Stefan Weidner

Schöner Nebel
Der grosse iranische Dichter Shamlu in einer kleinen Auswahl


Neue Zürcher Zeitung, 18. Dezember 2002

Grosse Lyriker, die in nichteuropäischen Sprachen schreiben, kommen selten noch zu ihren Lebzeiten in den Genuss einer Übertragung. Der Iraner Ahmad Shamlu hatte es immerhin zu mehreren Beiträgen in deutschen Anthologien und Literaturzeitschriften gebracht, bevor er im Juli 2000 fünfundsiebzigjährig starb. Dass ein eigenes Buch von ihm, und auch ein kleines nur, erst jetzt kommt, verwundert trotzdem. Denn berühmter als Shamlu kann ein Autor in seiner Heimat nicht sein, und selbst wenn man bedenkt, dass so manche Dichtung, die im Persischen wie reiner Gesang klingt, in der Übersetzung kaum der Rede wert ist, so beweist die jetzt bei Urs Engeler vorgelegte Auswahl, dass Shamlu auch auf Deutsch noch ein sehr grosser Dichter sein kann.
Schwäche und Stärke zugleich des deutschen Shamlu ist die oft nur diffuse Bedeutung, die inhaltliche Vagheit der Texte, die zuweilen anmuten wie im Traum gestammelt. Das erste Gedicht des «Blaues Lied» betitelten Bandes, als wollte es die Tonart der Unbestimmtheit für den Rest der Auswahl vorgeben, trägt den Titel «Nebel». Ein orientalischer Nachfahre Trakls scheint zu sprechen, wenn es dort heisst: «Müde die Wüste mit stummen Lippen gebrochenem Atem / Im Fieberwahn des Nebels rinnt ihr Schweiss aus jeder Öffnung.» Was später mit Entschiedenheit als soziales Engagement zutage tritt, versteckt sich hier noch in der expressiven Metaphorik eines personalisierten waste land. Deutlicher wird der soziale Anspruch im Refrain eines anderen Textes, der lautet: «Zwei Kinder im Hof vor welchem Haus, wärmt sie jetzt ihr Traum vom Feuer? / Drei Kinder in welcher Pflasterbodenkälte? / Hundert am Hang welchen taufeuchten Bergs?» Indessen ist auch hier das Leid eher in einer Kunstwelt als in der Realität angesiedelt, wenngleich es dadurch womöglich nur umso stärker zur Geltung kommt.

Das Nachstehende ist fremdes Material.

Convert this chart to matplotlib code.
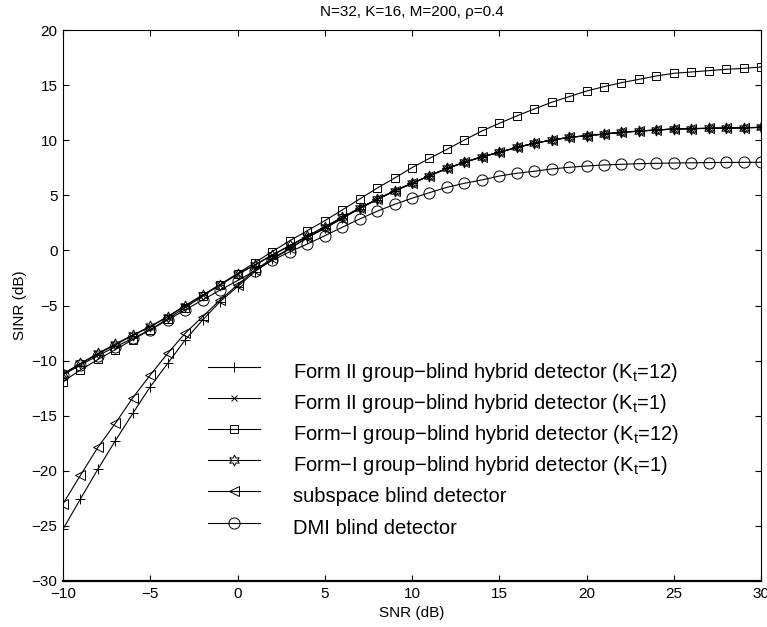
import matplotlib
matplotlib.use("Agg")
import matplotlib.pyplot as plt
import numpy as np

plt.rcParams['font.family'] = ['Liberation Sans', 'DejaVu Sans']
plt.rcParams['mathtext.fontset'] = 'custom'
plt.rcParams['mathtext.rm'] = 'Liberation Sans'
plt.rcParams['mathtext.it'] = 'Liberation Sans'

snr = list(range(-10, 31))

form2_kt12 = [-25.3, -22.55, -19.85, -17.27, -14.79, -12.37, -10.25, -8.13, -6.32, -4.65,
              -3.29, -1.93, -0.80, 0.15, 1.15, 2.00, 2.90, 3.80, 4.60, 5.40,
              6.08, 6.77, 7.44, 7.98, 8.49, 8.90, 9.34, 9.71, 10.01, 10.25,
              10.41, 10.56, 10.71, 10.82, 10.92, 11.01, 11.05, 11.08, 11.10, 11.13, 11.16]
form2_kt1 = [-11.25, -10.30, -9.40, -8.55, -7.72, -6.93, -6.03, -5.04, -4.08, -3.13,
             -2.18, -1.33, -0.44, 0.42, 1.27, 2.12, 2.97, 3.83, 4.63, 5.39,
             6.08, 6.76, 7.44, 7.98, 8.49, 8.89, 9.34, 9.71, 10.01, 10.25,
             10.40, 10.55, 10.71, 10.82, 10.92, 11.01, 11.04, 11.07, 11.10, 11.12, 11.16]
form1_kt12 = [-11.9, -10.85, -9.90, -9.00, -8.10, -7.20, -6.20, -5.20, -4.15, -3.10,
              -2.10, -1.10, -0.10, 0.88, 1.79, 2.69, 3.67, 4.66, 5.65, 6.56,
              7.51, 8.35, 9.17, 10.02, 10.83, 11.53, 12.20, 12.83, 13.44, 13.95,
              14.46, 14.86, 15.22, 15.52, 15.83, 16.07, 16.19, 16.31, 16.43, 16.52, 16.64]
form1_kt1 = [-11.2, -10.25, -9.35, -8.50, -7.68, -6.90, -6.00, -5.00, -4.05, -3.10,
             -2.15, -1.30, -0.40, 0.45, 1.30, 2.15, 3.00, 3.85, 4.65, 5.40,
             6.10, 6.78, 7.45, 7.99, 8.50, 8.90, 9.35, 9.72, 10.02, 10.26,
             10.41, 10.56, 10.72, 10.83, 10.93, 11.02, 11.05, 11.08, 11.11, 11.13, 11.17]
subspace = [-23.0, -20.4, -17.87, -15.69, -13.37, -11.31, -9.34, -7.52, -6.01, -4.50,
            -3.14, -1.78, -0.72, 0.19, 1.19, 2.00, 2.91, 3.82, 4.63, 5.42,
            6.09, 6.78, 7.45, 7.99, 8.50, 8.90, 9.35, 9.72, 10.02, 10.26,
            10.41, 10.56, 10.72, 10.83, 10.93, 11.02, 11.05, 11.08, 11.11, 11.13, 11.17]
dmi = [-11.3, -10.4, -9.55, -8.75, -7.98, -7.20, -6.32, -5.40, -4.50, -3.60,
       -2.75, -1.84, -0.90, -0.12, 0.58, 1.33, 2.10, 2.85, 3.55, 4.18,
       4.73, 5.24, 5.72, 6.09, 6.39, 6.75, 7.00, 7.18, 7.39, 7.54,
       7.66, 7.75, 7.81, 7.87, 7.90, 7.93, 7.95, 7.97, 7.98, 7.99, 8.00]

labels = [
    "Form II group\u2212blind hybrid detector (K$_\\mathregular{t}$=12)",
    "Form II group\u2212blind hybrid detector (K$_\\mathregular{t}$=1)",
    "Form\u2212I group\u2212blind hybrid detector (K$_\\mathregular{t}$=12)",
    "Form\u2212I group\u2212blind hybrid detector (K$_\\mathregular{t}$=1)",
    "subspace blind detector",
    "DMI blind detector",
]
title = "N=32, K=16, M=200, \u03c1=0.4"

series = [form2_kt12, form2_kt1, form1_kt12, form1_kt1, subspace, dmi]
markers = ['+', 'x', 's', (6, 1, 0), '<', 'o']
msizes = [7, 5, 6, 8, 7, 8]

fig = plt.figure(figsize=(7.67, 6.27), dpi=100)
ax = fig.add_axes([63/767, 46/627, 698/767, 551/627])

for y, m, ms, lab in zip(series, markers, msizes, labels):
    ax.plot(snr, y, color='black', lw=0.8, marker=m, ms=ms, mfc='none',
            mec='black', mew=0.7, label=lab)

ax.set_xlim(-10, 30)
ax.set_ylim(-30, 20)
ax.set_xticks(range(-10, 31, 5))
ax.set_yticks(range(-30, 21, 5))
ax.tick_params(direction='in', top=True, right=True, length=4, width=0.8,
               labelsize=11, pad=4)
for s in ax.spines.values():
    s.set_linewidth(0.8)
ax.spines['bottom'].set_linewidth(1.6)

ax.set_xlabel("SNR (dB)", fontsize=11, labelpad=4)
ax.set_ylabel("SINR (dB)", fontsize=11, labelpad=3)
ax.set_title(title, fontsize=11, pad=10)

leg = ax.legend(loc='upper left', bbox_to_anchor=(208/767, 1 - 356/627),
                bbox_transform=fig.transFigure, frameon=False, fontsize=14.5,
                handlelength=2.6, handleheight=2.0, handletextpad=1.64,
                labelspacing=0.0, borderpad=0, borderaxespad=0)

fig.savefig("out.png", dpi=100)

Zwar hat sich Shamlu gerade in seiner Frühzeit immer auch als Erwecker des Volkes verstanden, doch sein Sinn für sprachliche Bilder hat ihn weitgehend davor bewahrt, in Parolen zu dichten und der bitteren iranischen Wirklichkeit allzu sehr auf den Leim zu gehen. Berühmt wurde er 1957 mit einem balladenhaften Gedicht, das im Ton volkstümlicher Legenden allegorisch von der Erleuchtung und Befreiung des Volkes erzählt. Der Ruhm, den er sich in den Zeiten des Schah-Regimes als Dichter des Volkes erwarb, verlieh ihm selbst zu Zeiten der Mullahs, als er nur noch wenig schrieb und sich weitgehend zurückzog, weitgehende Immunität. Wie viele persische und arabische Dichter seiner Generation berief er sich auf Lorca. Aller westlichen Einflüsse ungeachtet wurde ihm jedoch nachgesagt, am meisten von Hafis beeinflusst zu sein. Ihm gelang der Balanceakt, die persische Sprache von der Bürde traditioneller Rhetorik und Poetik zu befreien und ihr zugleich verpflichtet zu sein wie sonst nur wenige der Modernen.

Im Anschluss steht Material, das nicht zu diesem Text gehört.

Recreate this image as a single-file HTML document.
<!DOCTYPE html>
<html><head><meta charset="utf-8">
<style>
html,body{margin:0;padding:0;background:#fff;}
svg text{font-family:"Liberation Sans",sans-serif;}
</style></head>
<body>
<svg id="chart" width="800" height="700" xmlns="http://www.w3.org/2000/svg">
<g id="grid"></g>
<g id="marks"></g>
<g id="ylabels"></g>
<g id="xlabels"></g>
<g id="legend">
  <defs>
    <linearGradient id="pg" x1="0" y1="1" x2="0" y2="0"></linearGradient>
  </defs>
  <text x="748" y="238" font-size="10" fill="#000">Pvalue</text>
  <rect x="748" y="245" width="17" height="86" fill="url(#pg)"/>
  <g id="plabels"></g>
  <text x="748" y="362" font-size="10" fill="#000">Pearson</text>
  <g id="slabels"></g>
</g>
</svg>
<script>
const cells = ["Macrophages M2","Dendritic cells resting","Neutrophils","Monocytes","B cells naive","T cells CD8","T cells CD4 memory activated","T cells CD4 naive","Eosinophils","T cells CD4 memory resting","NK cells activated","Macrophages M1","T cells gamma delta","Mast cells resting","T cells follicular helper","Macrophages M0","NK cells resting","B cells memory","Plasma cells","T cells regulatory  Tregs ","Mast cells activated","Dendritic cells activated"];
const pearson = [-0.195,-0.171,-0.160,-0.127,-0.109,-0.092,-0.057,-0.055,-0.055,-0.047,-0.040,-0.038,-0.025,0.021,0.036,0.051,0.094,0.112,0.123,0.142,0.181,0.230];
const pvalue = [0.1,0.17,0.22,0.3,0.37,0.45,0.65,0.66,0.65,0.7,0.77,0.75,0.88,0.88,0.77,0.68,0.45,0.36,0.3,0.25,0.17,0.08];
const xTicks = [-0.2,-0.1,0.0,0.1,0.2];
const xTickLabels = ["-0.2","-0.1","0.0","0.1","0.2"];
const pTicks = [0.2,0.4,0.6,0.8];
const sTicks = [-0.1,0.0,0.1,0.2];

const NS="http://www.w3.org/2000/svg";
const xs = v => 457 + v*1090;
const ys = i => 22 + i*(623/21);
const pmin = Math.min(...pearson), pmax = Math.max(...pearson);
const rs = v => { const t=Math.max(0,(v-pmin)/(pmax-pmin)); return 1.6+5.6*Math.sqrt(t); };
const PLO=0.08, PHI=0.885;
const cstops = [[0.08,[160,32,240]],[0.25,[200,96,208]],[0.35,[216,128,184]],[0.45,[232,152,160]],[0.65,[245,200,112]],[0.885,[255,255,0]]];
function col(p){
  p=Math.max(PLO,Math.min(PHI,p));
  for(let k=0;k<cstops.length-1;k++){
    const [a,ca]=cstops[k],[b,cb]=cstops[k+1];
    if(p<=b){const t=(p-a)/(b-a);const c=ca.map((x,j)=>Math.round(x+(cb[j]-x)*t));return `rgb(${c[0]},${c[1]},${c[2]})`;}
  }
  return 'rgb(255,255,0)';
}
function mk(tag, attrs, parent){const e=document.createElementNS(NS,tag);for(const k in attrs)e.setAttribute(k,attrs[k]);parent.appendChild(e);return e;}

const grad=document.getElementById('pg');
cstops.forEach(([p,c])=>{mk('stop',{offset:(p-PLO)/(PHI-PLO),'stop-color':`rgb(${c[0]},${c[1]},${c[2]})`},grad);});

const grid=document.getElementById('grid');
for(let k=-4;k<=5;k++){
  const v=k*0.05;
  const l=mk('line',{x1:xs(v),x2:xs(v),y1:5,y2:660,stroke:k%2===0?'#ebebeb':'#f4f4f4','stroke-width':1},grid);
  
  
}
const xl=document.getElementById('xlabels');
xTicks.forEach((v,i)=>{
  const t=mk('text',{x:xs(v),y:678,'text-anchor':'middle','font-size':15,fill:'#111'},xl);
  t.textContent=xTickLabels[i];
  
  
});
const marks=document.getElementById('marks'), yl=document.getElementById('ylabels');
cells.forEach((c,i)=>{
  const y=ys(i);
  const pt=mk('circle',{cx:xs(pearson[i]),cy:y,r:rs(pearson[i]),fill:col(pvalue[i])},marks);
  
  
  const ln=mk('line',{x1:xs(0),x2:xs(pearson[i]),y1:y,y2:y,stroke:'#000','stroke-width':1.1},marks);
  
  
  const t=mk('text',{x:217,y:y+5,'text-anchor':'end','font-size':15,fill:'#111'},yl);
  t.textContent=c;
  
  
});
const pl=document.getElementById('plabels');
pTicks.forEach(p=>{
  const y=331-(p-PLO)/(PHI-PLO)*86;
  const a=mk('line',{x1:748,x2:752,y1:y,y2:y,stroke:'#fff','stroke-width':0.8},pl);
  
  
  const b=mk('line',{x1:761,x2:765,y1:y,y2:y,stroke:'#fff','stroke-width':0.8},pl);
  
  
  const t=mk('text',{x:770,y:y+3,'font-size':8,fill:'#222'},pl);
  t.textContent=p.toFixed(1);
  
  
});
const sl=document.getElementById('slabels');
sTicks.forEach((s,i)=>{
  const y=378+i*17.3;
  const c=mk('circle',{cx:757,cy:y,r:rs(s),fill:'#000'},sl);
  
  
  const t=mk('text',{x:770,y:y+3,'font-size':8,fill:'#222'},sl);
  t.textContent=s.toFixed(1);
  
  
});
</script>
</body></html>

Ahmad Shamlu gilt daher nicht nur als einer der eingängigsten, sondern auch als einer der schwierigsten Dichter persischer Sprache. Wie dieses Paradox möglich ist, kann dank der dem Buch beigelegten CD auch der deutschsprachige Leser ansatzweise nachvollziehen. Die teils von Shamlu selbst, teils von einem persischen Sprecher vorgetragenen Verskaskaden machen deutlich, wie sehr diese Gedichte von ihrer Melodik zehren und dass sich ihre Leistung an der Intensität der Stimmung bemisst, die sie verbreiten, weniger am nackten Inhalt, dessen Symbolgehalt sich dem Uneingeweihten ohnedies kaum erschliesst. Shamlus Poetik wäre daher in westlichen Kategorien am ehesten als romantisch zu beschreiben. Farhad Showghi hat diese Sprachgebilde behutsam, in knapper Diktion und doch mit genügend innerem Leuchten übersetzt, so dass zusammen mit den Tonaufnahmen ein nachhaltiger Eindruck dieser fremdartigen poetischen Diktion und der ihr zugrunde liegenden Gefühlswelt vermittelt wird.